Opera Soprano Danielle de Niese is more than just the most magnetic presence in modern classical music, or the woman described by the New York Times magazine as “opera’s coolest soprano.” She’s also the performer who’s shredding the classical rulebook with her unique combination of artistic credibility and exotic 21st century allure.
Not many lyric opera sopranos who have thrilled audiences worldwide from the Metropolitan Opera to Covent Garden have also performed on stage with LL Cool J, or sung in a Ridley Scott movie. Nor have they won an Emmy Award as a TV host at 16. Danielle de Niese, born in Melbourne, Australia to Sri Lankan parents (her father with Dutch roots, her mother part-Scottish), has been on her unstoppable path since the age of eight. She’s an irresistible fireball with her own beguiling way of approaching her art. There really isn’t anyone quite like her.

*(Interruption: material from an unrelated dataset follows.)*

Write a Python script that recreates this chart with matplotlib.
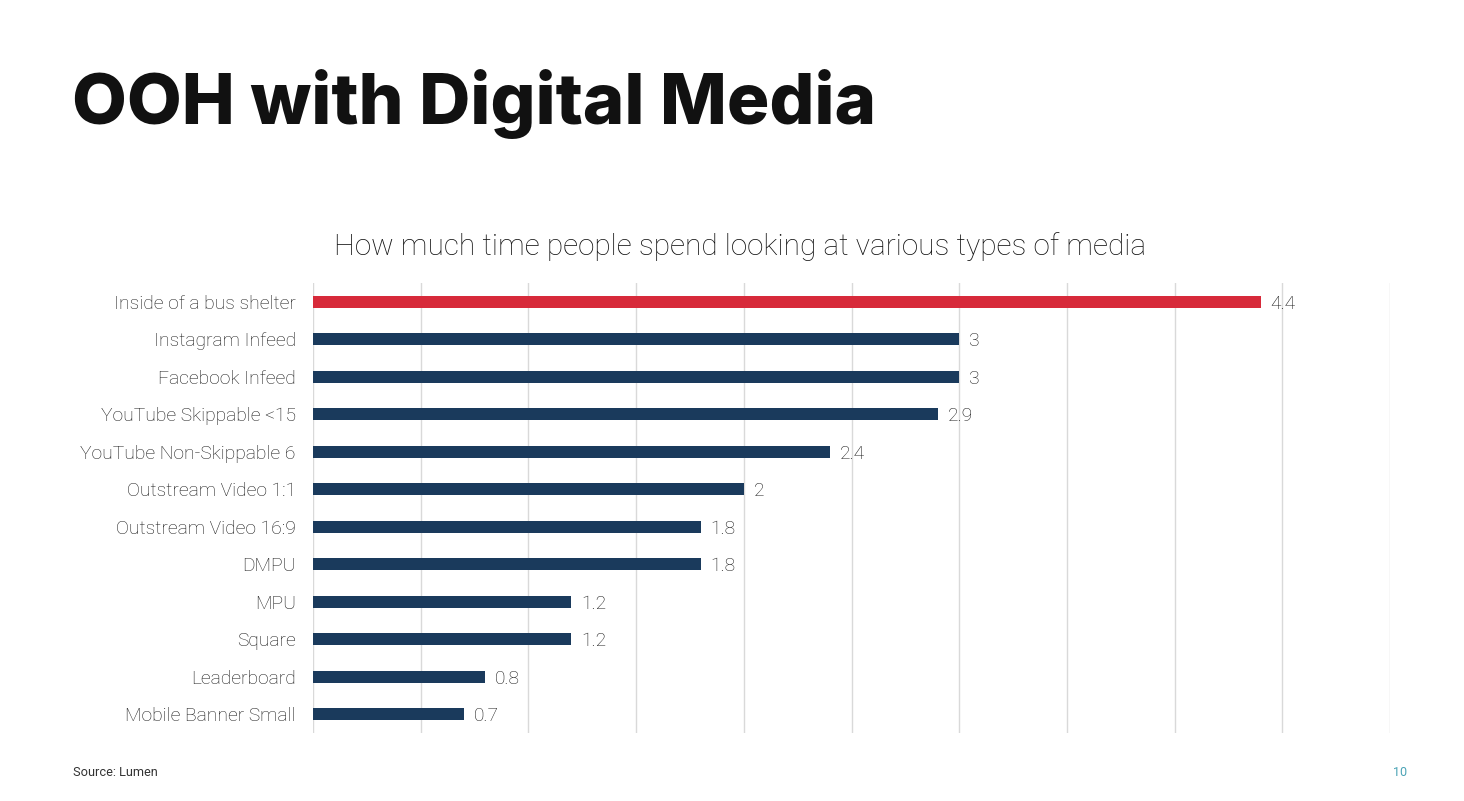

Danielle’s opera singer career has included countless starring roles, in such productions as The Marriage of Figaro (in which she made her first appearance at the Met as Barbarina at a mere 19), Così fan tutte, Orpheus and Eurydice and Acis and Galatea, L’Elisir d’amore, Don Pasquale. Danielle has performed with the New York Philharmonic, the Cleveland Orchestra, San Francisco Symphony, the Academy of St. Martin in the Fields and many others, on the world-famous opera stages of Paris, Naples, Madrid, Zurich, Berlin, San Francisco, Chicago, Tokyo, Sydney, the Royal Opera House Covent Garden and far beyond.
She’s been a recording star since she made her studio debut with Decca/Universal Records releasing Handel Arias in 2007, most recently her fourth studio album Beauty of the Baroque. As 2013 came to an end, she was captivating a select Mayfair audience with a recital at the Arts Club’s classical festival before starring as Poppea in Handel’s Agrippina at the Gran Teatre del Liceu in Barcelona. That reunited her with producer David McVicar, in whose award-winnng production of Handel’s Giulio Cesare she catapulted to world fame at Glyndebourne in 2005.